## Work to be completed
All of the listing below must be repeated word for word. Pictures are the only thing to omit.

## Data provided
◇ ◇ ◇ ◇ ◇
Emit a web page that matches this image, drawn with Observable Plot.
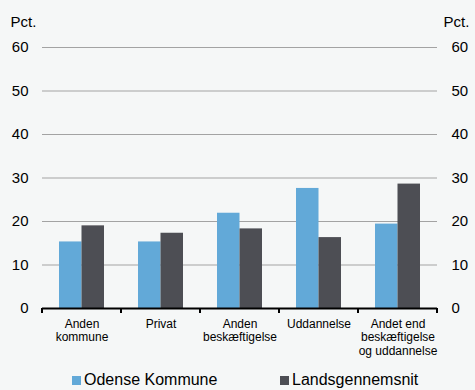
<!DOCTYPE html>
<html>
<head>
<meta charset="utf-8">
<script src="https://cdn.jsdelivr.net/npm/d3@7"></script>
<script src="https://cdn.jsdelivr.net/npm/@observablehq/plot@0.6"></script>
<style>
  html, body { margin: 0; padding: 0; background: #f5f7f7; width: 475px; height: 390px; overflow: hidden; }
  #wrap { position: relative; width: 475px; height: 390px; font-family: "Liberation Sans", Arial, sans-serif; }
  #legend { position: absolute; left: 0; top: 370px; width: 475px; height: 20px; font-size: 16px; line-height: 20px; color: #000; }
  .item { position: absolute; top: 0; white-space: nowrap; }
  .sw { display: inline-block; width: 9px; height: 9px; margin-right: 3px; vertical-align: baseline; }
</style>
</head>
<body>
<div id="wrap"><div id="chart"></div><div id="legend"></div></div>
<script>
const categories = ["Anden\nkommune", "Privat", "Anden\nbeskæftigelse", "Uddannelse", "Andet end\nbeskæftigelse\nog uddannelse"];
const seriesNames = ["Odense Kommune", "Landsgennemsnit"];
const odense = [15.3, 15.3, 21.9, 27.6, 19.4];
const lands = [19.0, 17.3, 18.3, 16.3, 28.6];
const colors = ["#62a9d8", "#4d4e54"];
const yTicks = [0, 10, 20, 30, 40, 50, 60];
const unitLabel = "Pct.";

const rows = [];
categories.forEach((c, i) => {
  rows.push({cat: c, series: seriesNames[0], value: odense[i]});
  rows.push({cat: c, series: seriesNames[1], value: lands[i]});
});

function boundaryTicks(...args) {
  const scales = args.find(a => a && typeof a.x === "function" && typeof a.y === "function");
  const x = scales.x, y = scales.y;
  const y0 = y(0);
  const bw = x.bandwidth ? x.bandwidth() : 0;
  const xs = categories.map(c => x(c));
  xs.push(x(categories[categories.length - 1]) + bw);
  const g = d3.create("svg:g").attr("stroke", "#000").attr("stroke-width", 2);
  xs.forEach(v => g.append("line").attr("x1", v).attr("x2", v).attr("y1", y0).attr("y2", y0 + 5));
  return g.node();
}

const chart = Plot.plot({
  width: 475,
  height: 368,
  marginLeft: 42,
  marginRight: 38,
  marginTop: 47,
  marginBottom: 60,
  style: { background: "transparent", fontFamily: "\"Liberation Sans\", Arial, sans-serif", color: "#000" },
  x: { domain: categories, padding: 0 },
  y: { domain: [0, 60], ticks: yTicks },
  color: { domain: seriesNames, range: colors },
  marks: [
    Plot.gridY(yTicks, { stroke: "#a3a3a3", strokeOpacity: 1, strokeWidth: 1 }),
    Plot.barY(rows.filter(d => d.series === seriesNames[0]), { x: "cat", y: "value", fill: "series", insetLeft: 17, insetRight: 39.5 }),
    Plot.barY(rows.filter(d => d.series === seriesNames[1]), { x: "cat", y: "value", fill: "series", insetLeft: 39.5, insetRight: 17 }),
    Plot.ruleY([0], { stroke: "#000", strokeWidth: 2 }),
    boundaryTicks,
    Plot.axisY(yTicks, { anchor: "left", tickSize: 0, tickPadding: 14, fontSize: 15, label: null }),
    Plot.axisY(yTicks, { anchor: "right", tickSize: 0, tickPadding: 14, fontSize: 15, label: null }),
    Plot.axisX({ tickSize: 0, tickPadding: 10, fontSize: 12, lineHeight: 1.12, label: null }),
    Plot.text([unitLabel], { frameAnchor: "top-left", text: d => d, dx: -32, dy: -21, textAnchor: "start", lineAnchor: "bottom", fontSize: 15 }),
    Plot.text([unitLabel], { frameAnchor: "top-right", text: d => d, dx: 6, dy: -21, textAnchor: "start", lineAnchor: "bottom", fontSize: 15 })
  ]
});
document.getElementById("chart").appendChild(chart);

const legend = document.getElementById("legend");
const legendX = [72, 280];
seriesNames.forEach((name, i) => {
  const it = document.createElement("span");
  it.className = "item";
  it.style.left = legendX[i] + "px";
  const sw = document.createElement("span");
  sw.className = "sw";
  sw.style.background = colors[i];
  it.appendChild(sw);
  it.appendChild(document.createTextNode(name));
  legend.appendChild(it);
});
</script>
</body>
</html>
◇ ◇ ◇ ◇ ◇
## Output below
Emit a web page that matches this image, drawn with Observable Plot.
<!DOCTYPE html>
<html>
<head>
<meta charset="utf-8">
<script src="https://cdn.jsdelivr.net/npm/d3@7"></script>
<script src="https://cdn.jsdelivr.net/npm/@observablehq/plot@0.6"></script>
<style>
  html, body { margin: 0; padding: 0; background: #f5f7f7; width: 475px; height: 390px; overflow: hidden; }
  #wrap { position: relative; width: 475px; height: 390px; font-family: "Liberation Sans", Arial, sans-serif; }
  #legend { position: absolute; left: 0; top: 370px; width: 475px; height: 20px; font-size: 16px; line-height: 20px; color: #000; }
  .item { position: absolute; top: 0; white-space: nowrap; }
  .sw { display: inline-block; width: 9px; height: 9px; margin-right: 3px; vertical-align: baseline; }
</style>
</head>
<body>
<div id="wrap"><div id="chart"></div><div id="legend"></div></div>
<script>
const categories = ["Anden\nkommune", "Privat", "Anden\nbeskæftigelse", "Uddannelse", "Andet end\nbeskæftigelse\nog uddannelse"];
const seriesNames = ["Odense Kommune", "Landsgennemsnit"];
const odense = [15.3, 15.3, 21.9, 27.6, 19.4];
const lands = [19.0, 17.3, 18.3, 16.3, 28.6];
const colors = ["#62a9d8", "#4d4e54"];
const yTicks = [0, 10, 20, 30, 40, 50, 60];
const unitLabel = "Pct.";

const rows = [];
categories.forEach((c, i) => {
  rows.push({cat: c, series: seriesNames[0], value: odense[i]});
  rows.push({cat: c, series: seriesNames[1], value: lands[i]});
});

function boundaryTicks(...args) {
  const scales = args.find(a => a && typeof a.x === "function" && typeof a.y === "function");
  const x = scales.x, y = scales.y;
  const y0 = y(0);
  const bw = x.bandwidth ? x.bandwidth() : 0;
  const xs = categories.map(c => x(c));
  xs.push(x(categories[categories.length - 1]) + bw);
  const g = d3.create("svg:g").attr("stroke", "#000").attr("stroke-width", 2);
  xs.forEach(v => g.append("line").attr("x1", v).attr("x2", v).attr("y1", y0).attr("y2", y0 + 5));
  return g.node();
}

const chart = Plot.plot({
  width: 475,
  height: 368,
  marginLeft: 42,
  marginRight: 38,
  marginTop: 47,
  marginBottom: 60,
  style: { background: "transparent", fontFamily: "\"Liberation Sans\", Arial, sans-serif", color: "#000" },
  x: { domain: categories, padding: 0 },
  y: { domain: [0, 60], ticks: yTicks },
  color: { domain: seriesNames, range: colors },
  marks: [
    Plot.gridY(yTicks, { stroke: "#a3a3a3", strokeOpacity: 1, strokeWidth: 1 }),
    Plot.barY(rows.filter(d => d.series === seriesNames[0]), { x: "cat", y: "value", fill: "series", insetLeft: 17, insetRight: 39.5 }),
    Plot.barY(rows.filter(d => d.series === seriesNames[1]), { x: "cat", y: "value", fill: "series", insetLeft: 39.5, insetRight: 17 }),
    Plot.ruleY([0], { stroke: "#000", strokeWidth: 2 }),
    boundaryTicks,
    Plot.axisY(yTicks, { anchor: "left", tickSize: 0, tickPadding: 14, fontSize: 15, label: null }),
    Plot.axisY(yTicks, { anchor: "right", tickSize: 0, tickPadding: 14, fontSize: 15, label: null }),
    Plot.axisX({ tickSize: 0, tickPadding: 10, fontSize: 12, lineHeight: 1.12, label: null }),
    Plot.text([unitLabel], { frameAnchor: "top-left", text: d => d, dx: -32, dy: -21, textAnchor: "start", lineAnchor: "bottom", fontSize: 15 }),
    Plot.text([unitLabel], { frameAnchor: "top-right", text: d => d, dx: 6, dy: -21, textAnchor: "start", lineAnchor: "bottom", fontSize: 15 })
  ]
});
document.getElementById("chart").appendChild(chart);

const legend = document.getElementById("legend");
const legendX = [72, 280];
seriesNames.forEach((name, i) => {
  const it = document.createElement("span");
  it.className = "item";
  it.style.left = legendX[i] + "px";
  const sw = document.createElement("span");
  sw.className = "sw";
  sw.style.background = colors[i];
  it.appendChild(sw);
  it.appendChild(document.createTextNode(name));
  legend.appendChild(it);
});
</script>
</body>
</html>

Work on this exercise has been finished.